The Working Life · Essay
The quiet revolution in how we work
The loud fights over remote versus office miss the real story: a generation of small companies has quietly rewritten the rules of the workday — and the rest of us are catching up.
For years, the loudest argument in American business has been about where work happens. Return to office, or stay remote? Five days, or three? The debate has produced a lot of cable-news heat and very little light, because it has been asking the wrong question. The interesting change is not the zip code of the office. It is the shape of the day itself, and it has been happening, mostly unnoticed, in companies you have never heard of.
The four-day week, no longer a stunt
When a hundred companies in the UK piloted a four-day week in 2022, the headlines treated it as a curiosity. The follow-up research, published the next year, was harder to dismiss: 56 of the 61 companies that completed the trial kept the policy, and revenue, on average, rose. In the United States, the pattern has been quieter but similar. A 2024 survey of small and midsize employers found that one in seven had moved at least part of their workforce to a compressed schedule, and another quarter were seriously considering it.
Async, by default
The second shift is even less visible. Walk into a software firm in Boulder, a design studio in Brooklyn, or a logistics startup in Atlanta, and the calendars look different. There are fewer meetings, and the ones that remain are shorter and more deliberately scheduled. The default mode is asynchronous: a question goes into a shared document, an answer comes back in an hour, and the day is shaped around deep work rather than the convenience of the manager who happens to be online. GitLab, which has been fully distributed since 2014, publishes a public handbook that reads less like a company policy and more like an operating manual for attention.
"We stopped measuring hours and started measuring outcomes. The work got better, and the people got their evenings back."
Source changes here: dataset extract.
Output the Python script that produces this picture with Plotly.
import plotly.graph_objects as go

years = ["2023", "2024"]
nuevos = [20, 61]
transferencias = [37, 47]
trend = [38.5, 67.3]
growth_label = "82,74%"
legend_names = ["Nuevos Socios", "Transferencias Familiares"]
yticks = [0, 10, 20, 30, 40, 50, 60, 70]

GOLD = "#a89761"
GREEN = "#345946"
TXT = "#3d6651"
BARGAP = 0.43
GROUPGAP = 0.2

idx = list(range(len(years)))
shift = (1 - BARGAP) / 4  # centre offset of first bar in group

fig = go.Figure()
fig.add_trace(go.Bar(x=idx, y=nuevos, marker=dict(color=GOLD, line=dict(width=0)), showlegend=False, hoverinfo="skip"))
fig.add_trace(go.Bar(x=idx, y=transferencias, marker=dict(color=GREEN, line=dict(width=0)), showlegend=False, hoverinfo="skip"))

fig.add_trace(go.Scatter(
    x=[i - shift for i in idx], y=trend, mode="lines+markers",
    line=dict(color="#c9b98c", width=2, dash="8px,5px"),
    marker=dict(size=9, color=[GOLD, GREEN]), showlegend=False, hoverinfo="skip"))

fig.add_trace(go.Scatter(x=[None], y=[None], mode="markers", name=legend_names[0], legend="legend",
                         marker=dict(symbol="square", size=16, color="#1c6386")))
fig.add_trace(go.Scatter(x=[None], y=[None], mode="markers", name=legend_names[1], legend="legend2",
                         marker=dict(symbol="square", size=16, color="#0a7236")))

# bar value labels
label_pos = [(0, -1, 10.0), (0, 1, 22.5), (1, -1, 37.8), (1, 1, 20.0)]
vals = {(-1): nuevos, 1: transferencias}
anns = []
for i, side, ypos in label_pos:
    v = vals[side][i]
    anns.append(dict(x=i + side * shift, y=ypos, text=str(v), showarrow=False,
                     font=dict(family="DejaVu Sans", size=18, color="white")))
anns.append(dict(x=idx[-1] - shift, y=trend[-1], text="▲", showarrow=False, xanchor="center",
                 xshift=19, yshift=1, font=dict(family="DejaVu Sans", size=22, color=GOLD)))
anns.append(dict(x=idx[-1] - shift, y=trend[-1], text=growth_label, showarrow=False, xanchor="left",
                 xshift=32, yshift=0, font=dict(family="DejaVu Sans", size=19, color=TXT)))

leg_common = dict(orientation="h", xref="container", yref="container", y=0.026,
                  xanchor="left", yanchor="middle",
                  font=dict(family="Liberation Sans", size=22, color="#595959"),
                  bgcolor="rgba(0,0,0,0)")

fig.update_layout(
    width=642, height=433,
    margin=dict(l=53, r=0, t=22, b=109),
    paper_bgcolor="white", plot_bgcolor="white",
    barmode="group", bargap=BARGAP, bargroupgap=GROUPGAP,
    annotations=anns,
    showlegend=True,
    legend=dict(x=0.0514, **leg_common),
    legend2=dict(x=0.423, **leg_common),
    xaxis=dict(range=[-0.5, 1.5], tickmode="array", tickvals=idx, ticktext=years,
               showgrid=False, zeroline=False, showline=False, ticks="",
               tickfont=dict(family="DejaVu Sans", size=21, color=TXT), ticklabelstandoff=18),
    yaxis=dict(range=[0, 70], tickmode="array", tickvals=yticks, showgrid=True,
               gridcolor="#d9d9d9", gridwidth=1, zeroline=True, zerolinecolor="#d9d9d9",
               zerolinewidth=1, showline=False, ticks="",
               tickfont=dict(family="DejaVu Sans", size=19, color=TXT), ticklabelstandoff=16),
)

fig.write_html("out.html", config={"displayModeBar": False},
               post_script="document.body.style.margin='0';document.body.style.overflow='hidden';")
The middle manager, redesigned
The hardest part of the revolution is not the schedule. It is the org chart. When a team is measured on what it ships rather than when it sits at a desk, the job of a manager changes. The new middle manager is less a scheduler of meetings and more an editor of work: clearing obstacles, writing briefs, deciding what gets cut. A regional healthcare network in the Midwest spent two years retraining its supervisors for that role and saw voluntary turnover drop by a third. The lesson was not that management is obsolete. It was that the old version of management was.
The future of work will not be announced at a conference. It is being written, in small companies, in ordinary towns, one Tuesday at a time.
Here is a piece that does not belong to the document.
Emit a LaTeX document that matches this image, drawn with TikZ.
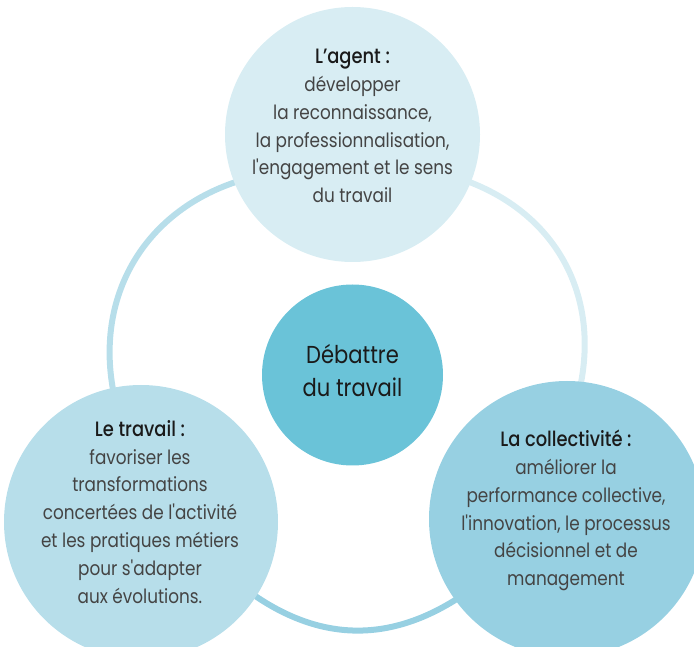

What the holdouts are missing
The companies still insisting on five days in the office are not wrong about everything. In-person collaboration really does produce certain kinds of breakthroughs, and apprenticeship still works best face to face. But they are confusing a tactic with a strategy. The point is not to abolish the office. The point is to design work around the human beings who do it — their sleep, their commutes, their children, the long arc of a career that now stretches past forty years.
The quiet revolution does not have a logo or a manifesto. It has a thousand small experiments, most of them invisible to the business press. And it is winning, not because it has been argued for on television, but because it shows up, quietly, on the calendar.